**Given problem**
The listing below begins with the first line you should copy; stop after the line containing "minimum size=2.30cm] (unfunc_act)", and drop every picture.
..........
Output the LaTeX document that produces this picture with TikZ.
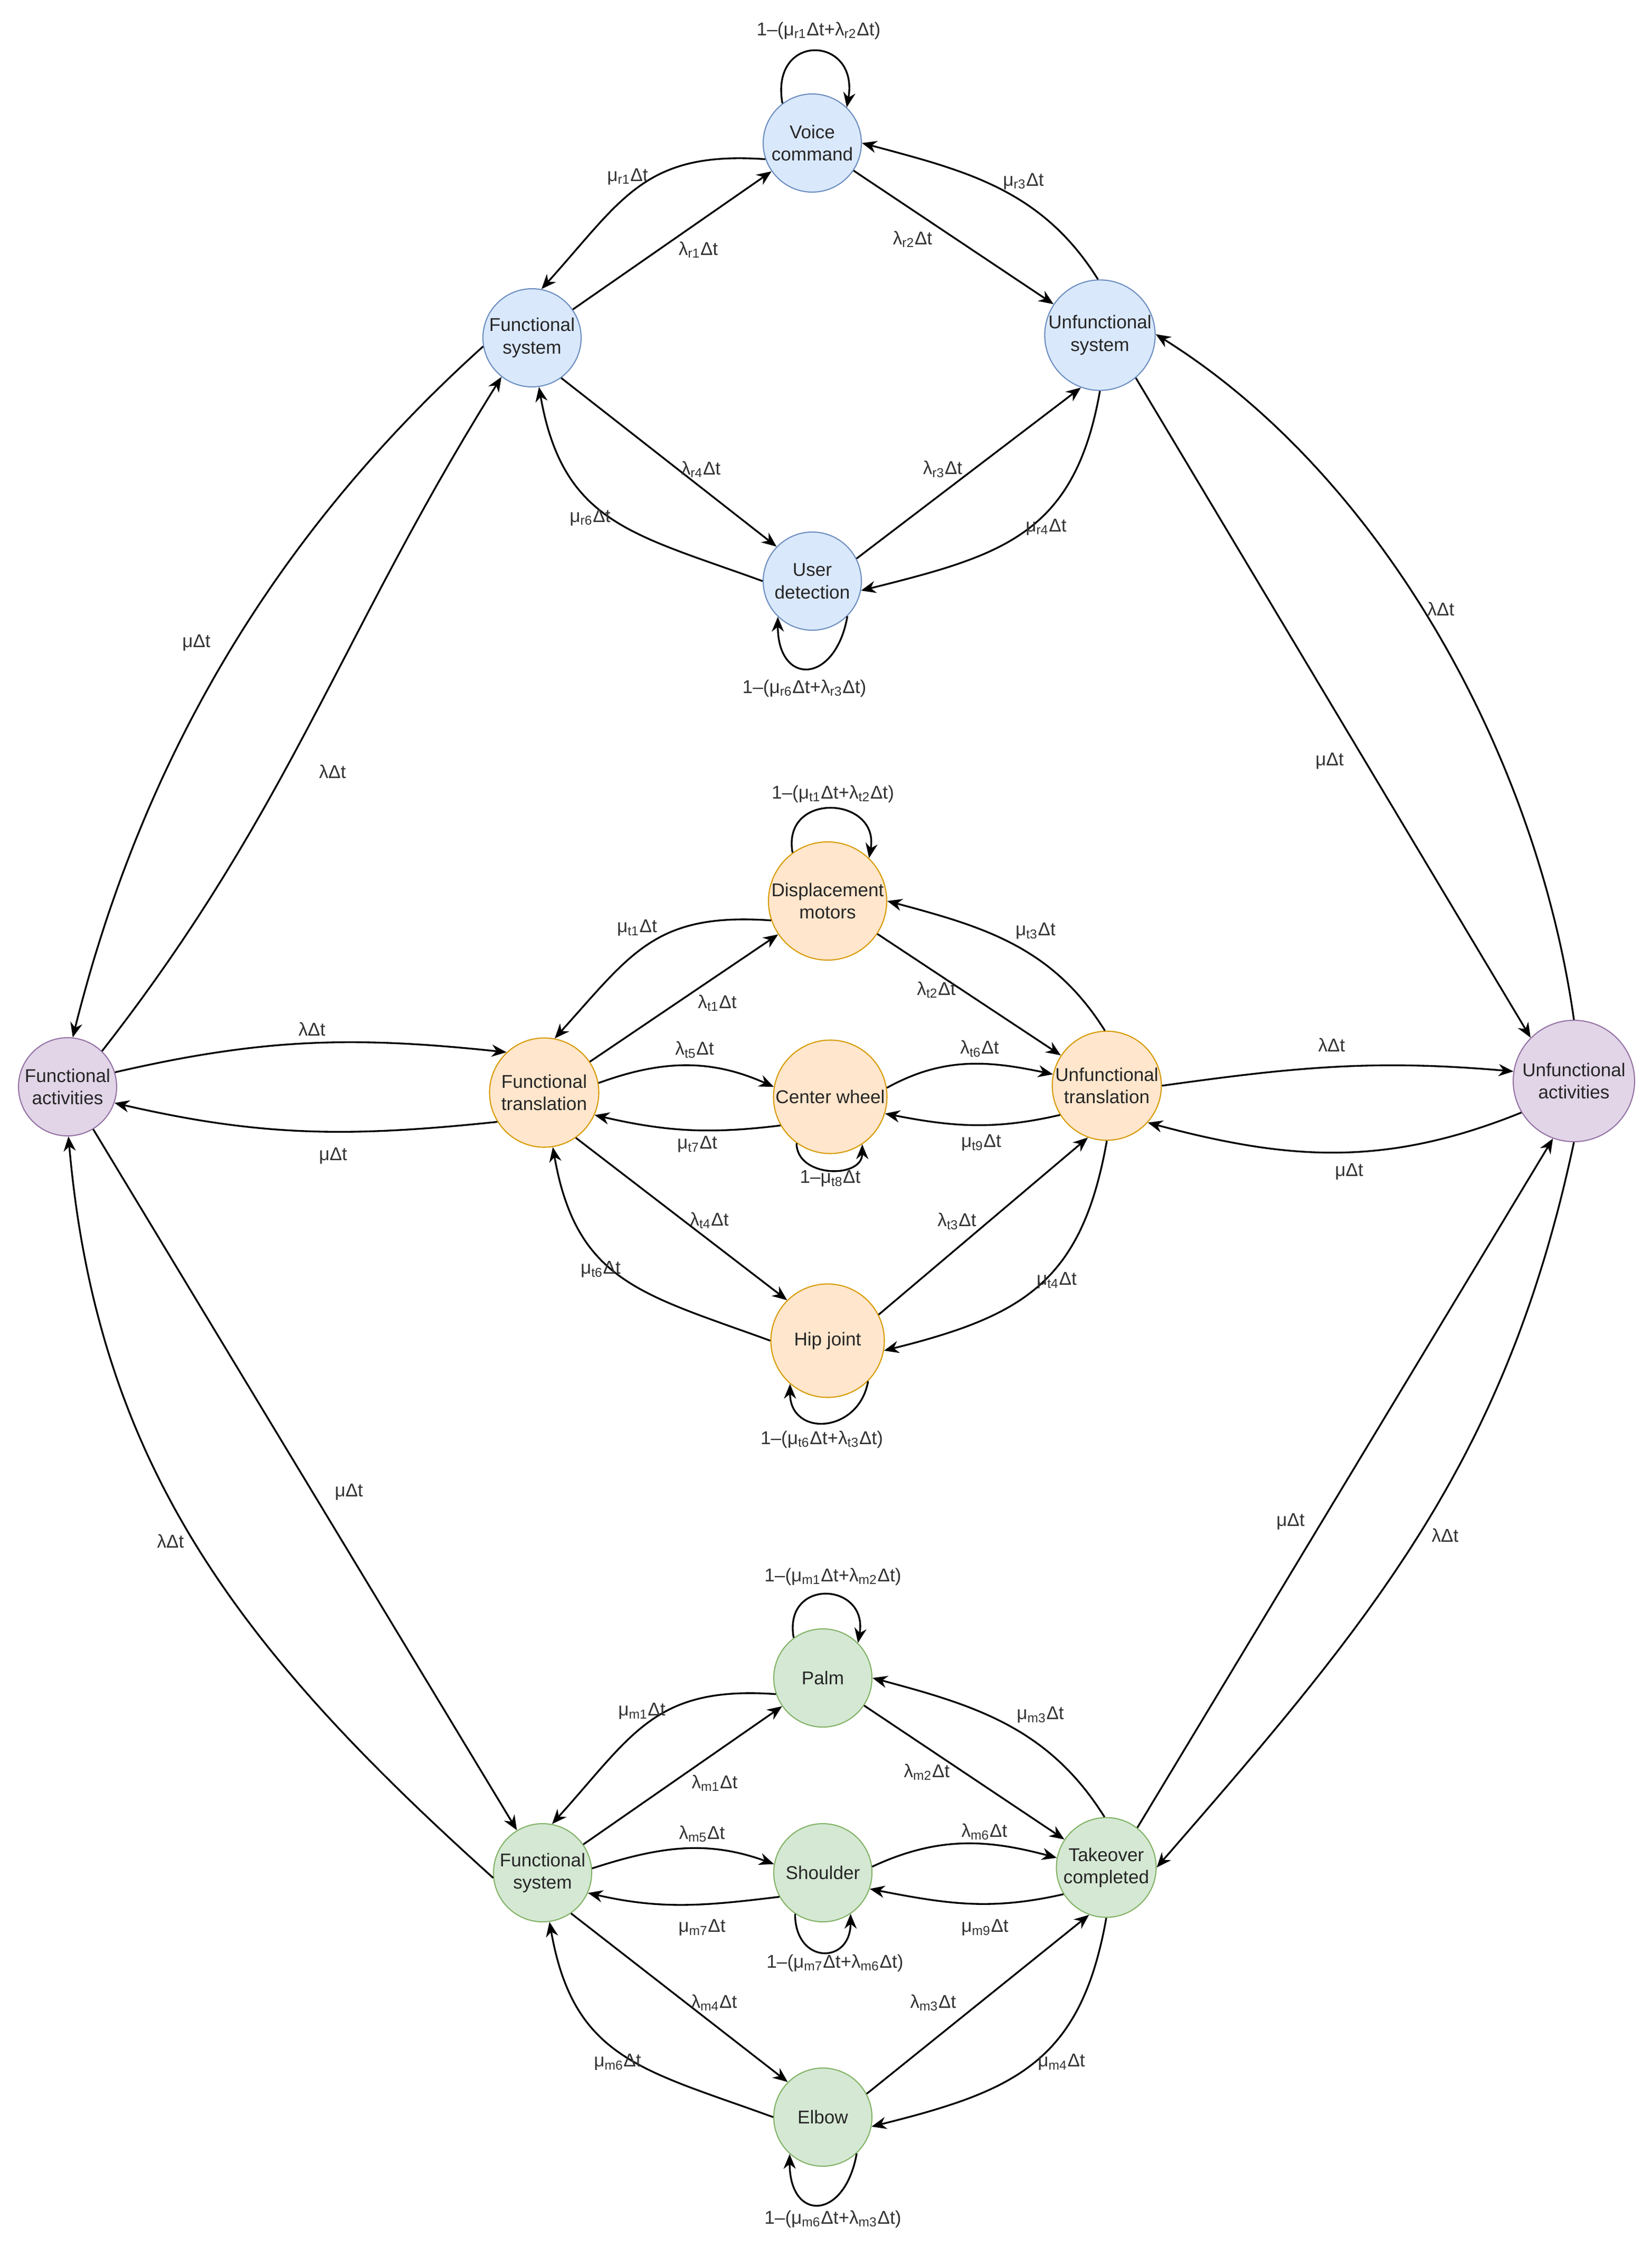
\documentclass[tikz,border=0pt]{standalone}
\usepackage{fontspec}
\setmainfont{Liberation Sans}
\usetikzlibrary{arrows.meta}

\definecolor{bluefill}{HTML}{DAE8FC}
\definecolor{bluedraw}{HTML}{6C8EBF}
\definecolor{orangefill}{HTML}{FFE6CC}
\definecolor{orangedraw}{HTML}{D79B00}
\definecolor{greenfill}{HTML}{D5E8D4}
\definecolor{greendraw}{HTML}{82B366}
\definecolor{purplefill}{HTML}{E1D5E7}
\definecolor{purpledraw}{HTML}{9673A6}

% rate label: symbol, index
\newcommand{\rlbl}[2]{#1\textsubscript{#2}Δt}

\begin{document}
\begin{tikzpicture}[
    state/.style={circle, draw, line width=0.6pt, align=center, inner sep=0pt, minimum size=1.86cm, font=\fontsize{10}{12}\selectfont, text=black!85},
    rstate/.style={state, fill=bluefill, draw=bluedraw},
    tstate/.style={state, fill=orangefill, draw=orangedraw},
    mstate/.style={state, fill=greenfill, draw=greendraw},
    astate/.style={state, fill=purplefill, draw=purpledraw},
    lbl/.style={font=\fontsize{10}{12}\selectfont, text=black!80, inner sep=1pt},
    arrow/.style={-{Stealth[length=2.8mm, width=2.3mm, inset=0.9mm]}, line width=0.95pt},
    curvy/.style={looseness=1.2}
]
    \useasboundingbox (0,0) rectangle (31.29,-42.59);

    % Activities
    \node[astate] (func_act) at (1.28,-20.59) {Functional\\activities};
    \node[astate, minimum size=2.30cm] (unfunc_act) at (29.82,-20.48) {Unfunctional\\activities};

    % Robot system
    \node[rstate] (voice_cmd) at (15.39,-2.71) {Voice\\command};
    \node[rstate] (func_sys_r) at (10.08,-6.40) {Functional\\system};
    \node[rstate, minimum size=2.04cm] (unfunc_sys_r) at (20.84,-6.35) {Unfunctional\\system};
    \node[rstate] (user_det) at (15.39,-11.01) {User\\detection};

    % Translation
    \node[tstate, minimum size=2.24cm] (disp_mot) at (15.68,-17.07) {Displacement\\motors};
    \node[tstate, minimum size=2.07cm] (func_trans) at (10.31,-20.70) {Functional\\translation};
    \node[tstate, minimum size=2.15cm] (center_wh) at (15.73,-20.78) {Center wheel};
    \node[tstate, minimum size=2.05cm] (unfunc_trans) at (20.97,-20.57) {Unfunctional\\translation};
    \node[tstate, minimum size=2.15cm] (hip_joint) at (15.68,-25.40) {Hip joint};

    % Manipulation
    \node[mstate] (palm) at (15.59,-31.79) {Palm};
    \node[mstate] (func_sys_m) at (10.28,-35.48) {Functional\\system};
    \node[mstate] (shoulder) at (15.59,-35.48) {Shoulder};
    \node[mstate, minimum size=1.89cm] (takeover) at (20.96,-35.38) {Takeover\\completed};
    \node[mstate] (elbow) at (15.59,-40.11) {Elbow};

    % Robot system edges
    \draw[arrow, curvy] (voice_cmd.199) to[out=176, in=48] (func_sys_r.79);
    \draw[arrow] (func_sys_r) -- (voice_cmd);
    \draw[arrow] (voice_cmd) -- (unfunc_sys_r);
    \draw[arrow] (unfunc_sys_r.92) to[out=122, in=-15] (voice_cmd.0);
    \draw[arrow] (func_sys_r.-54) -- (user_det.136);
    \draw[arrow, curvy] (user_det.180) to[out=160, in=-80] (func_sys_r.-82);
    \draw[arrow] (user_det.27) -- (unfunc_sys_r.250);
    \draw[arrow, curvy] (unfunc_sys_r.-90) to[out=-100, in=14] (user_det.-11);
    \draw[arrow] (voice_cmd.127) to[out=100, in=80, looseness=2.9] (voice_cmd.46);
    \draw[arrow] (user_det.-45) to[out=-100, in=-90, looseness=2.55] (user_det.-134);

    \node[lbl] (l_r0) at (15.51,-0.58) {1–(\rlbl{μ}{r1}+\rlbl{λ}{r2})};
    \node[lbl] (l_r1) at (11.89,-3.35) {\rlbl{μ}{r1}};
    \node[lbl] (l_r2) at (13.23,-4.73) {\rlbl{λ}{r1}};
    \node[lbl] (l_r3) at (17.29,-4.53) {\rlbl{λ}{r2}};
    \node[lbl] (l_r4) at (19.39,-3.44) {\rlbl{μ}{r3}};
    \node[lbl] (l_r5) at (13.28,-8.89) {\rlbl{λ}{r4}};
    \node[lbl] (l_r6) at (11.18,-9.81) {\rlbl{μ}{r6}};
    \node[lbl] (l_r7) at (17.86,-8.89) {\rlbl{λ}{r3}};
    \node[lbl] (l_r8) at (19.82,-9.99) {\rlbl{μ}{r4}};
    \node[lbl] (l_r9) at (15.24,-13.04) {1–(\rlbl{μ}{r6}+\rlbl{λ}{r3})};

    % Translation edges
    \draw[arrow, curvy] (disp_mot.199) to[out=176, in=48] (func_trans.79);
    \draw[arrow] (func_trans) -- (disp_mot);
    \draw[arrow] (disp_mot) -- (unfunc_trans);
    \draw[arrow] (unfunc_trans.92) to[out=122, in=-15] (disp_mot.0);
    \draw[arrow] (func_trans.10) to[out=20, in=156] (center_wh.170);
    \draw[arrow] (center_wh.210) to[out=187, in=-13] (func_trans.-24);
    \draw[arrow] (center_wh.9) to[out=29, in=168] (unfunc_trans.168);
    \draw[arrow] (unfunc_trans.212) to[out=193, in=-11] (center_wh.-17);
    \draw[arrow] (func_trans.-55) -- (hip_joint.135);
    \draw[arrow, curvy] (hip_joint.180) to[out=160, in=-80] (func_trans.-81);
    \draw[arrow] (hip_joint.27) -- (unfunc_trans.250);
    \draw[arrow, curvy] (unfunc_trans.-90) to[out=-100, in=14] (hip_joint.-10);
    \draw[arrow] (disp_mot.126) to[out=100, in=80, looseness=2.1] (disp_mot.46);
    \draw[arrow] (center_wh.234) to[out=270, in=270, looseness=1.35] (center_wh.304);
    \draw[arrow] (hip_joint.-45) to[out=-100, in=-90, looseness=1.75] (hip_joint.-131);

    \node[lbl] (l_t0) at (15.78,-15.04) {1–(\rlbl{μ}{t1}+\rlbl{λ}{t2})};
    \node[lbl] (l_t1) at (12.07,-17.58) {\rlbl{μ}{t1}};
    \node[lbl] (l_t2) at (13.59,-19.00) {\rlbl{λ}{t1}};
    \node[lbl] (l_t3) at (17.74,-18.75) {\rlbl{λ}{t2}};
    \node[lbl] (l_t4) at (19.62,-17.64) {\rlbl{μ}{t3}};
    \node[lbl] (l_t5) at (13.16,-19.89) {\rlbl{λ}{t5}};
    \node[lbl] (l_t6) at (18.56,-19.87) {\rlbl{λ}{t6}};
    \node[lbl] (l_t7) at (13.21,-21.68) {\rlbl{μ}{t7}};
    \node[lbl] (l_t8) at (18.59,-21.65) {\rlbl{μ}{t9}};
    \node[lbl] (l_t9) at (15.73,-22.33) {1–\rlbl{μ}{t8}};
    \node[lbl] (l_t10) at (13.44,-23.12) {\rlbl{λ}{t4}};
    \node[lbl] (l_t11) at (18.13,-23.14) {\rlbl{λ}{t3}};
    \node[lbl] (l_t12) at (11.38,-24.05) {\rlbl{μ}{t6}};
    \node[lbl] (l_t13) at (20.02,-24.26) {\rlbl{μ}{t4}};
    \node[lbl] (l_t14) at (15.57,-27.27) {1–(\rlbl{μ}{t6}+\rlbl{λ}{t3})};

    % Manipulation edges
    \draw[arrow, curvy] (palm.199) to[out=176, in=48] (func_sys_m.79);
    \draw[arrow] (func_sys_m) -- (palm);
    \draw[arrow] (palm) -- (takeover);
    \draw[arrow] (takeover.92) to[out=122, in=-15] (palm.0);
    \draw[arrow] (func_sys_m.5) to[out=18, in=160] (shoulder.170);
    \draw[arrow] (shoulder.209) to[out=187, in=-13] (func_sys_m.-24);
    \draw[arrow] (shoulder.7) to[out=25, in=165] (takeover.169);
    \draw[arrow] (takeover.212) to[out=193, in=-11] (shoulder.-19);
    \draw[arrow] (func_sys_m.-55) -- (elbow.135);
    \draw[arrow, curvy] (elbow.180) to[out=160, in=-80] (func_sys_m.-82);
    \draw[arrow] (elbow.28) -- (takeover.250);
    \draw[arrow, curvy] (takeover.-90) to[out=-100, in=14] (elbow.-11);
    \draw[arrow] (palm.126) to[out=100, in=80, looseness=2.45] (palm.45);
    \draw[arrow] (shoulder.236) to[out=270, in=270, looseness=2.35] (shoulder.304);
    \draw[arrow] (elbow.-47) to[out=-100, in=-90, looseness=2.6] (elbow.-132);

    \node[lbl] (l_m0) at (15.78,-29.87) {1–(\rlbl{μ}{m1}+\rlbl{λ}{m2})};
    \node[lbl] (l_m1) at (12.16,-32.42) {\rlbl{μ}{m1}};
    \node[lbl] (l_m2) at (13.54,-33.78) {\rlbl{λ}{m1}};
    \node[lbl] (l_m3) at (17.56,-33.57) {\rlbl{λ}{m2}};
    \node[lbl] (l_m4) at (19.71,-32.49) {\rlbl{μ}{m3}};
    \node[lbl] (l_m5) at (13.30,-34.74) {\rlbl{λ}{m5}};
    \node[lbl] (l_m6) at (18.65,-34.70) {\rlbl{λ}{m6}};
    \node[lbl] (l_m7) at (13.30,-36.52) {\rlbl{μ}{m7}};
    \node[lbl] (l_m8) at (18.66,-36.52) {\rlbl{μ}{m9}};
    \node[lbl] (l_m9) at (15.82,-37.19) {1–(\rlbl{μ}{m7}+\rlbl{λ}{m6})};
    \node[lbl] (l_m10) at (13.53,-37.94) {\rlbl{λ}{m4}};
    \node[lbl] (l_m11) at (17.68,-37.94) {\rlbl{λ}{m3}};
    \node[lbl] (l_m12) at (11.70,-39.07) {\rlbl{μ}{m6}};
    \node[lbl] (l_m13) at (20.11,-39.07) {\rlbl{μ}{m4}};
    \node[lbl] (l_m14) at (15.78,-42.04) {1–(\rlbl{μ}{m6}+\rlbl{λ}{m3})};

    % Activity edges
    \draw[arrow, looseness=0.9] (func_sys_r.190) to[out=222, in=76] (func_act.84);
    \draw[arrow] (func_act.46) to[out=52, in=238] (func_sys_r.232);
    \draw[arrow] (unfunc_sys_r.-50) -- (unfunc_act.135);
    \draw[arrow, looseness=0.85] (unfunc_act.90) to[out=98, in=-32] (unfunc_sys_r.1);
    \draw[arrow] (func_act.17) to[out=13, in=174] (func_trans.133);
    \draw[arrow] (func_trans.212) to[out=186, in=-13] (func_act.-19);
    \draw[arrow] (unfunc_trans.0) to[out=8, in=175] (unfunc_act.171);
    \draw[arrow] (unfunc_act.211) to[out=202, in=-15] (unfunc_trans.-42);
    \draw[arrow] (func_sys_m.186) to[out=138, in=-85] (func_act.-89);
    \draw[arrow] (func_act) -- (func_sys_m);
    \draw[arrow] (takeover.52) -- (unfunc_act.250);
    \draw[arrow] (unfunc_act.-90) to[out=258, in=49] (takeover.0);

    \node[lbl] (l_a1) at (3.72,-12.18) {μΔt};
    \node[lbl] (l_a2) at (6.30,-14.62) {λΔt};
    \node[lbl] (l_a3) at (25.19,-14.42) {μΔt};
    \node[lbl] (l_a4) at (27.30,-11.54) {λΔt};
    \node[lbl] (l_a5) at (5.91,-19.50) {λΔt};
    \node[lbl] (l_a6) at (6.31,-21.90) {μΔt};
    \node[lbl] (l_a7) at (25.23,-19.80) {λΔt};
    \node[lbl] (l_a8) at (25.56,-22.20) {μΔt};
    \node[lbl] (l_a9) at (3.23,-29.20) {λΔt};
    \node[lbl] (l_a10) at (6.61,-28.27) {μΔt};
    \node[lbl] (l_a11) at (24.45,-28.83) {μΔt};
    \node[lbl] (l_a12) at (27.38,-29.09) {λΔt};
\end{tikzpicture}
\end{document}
..........
**Solution**
Output the LaTeX document that produces this picture with TikZ.
\documentclass[tikz,border=0pt]{standalone}
\usepackage{fontspec}
\setmainfont{Liberation Sans}
\usetikzlibrary{arrows.meta}

\definecolor{bluefill}{HTML}{DAE8FC}
\definecolor{bluedraw}{HTML}{6C8EBF}
\definecolor{orangefill}{HTML}{FFE6CC}
\definecolor{orangedraw}{HTML}{D79B00}
\definecolor{greenfill}{HTML}{D5E8D4}
\definecolor{greendraw}{HTML}{82B366}
\definecolor{purplefill}{HTML}{E1D5E7}
\definecolor{purpledraw}{HTML}{9673A6}

% rate label: symbol, index
\newcommand{\rlbl}[2]{#1\textsubscript{#2}Δt}

\begin{document}
\begin{tikzpicture}[
    state/.style={circle, draw, line width=0.6pt, align=center, inner sep=0pt, minimum size=1.86cm, font=\fontsize{10}{12}\selectfont, text=black!85},
    rstate/.style={state, fill=bluefill, draw=bluedraw},
    tstate/.style={state, fill=orangefill, draw=orangedraw},
    mstate/.style={state, fill=greenfill, draw=greendraw},
    astate/.style={state, fill=purplefill, draw=purpledraw},
    lbl/.style={font=\fontsize{10}{12}\selectfont, text=black!80, inner sep=1pt},
    arrow/.style={-{Stealth[length=2.8mm, width=2.3mm, inset=0.9mm]}, line width=0.95pt},
    curvy/.style={looseness=1.2}
]
    \useasboundingbox (0,0) rectangle (31.29,-42.59);

    % Activities
    \node[astate] (func_act) at (1.28,-20.59) {Functional\\activities};
    \node[astate, minimum size=2.30cm] (unfunc_act) at (29.82,-20.48) {Unfunctional\\activities};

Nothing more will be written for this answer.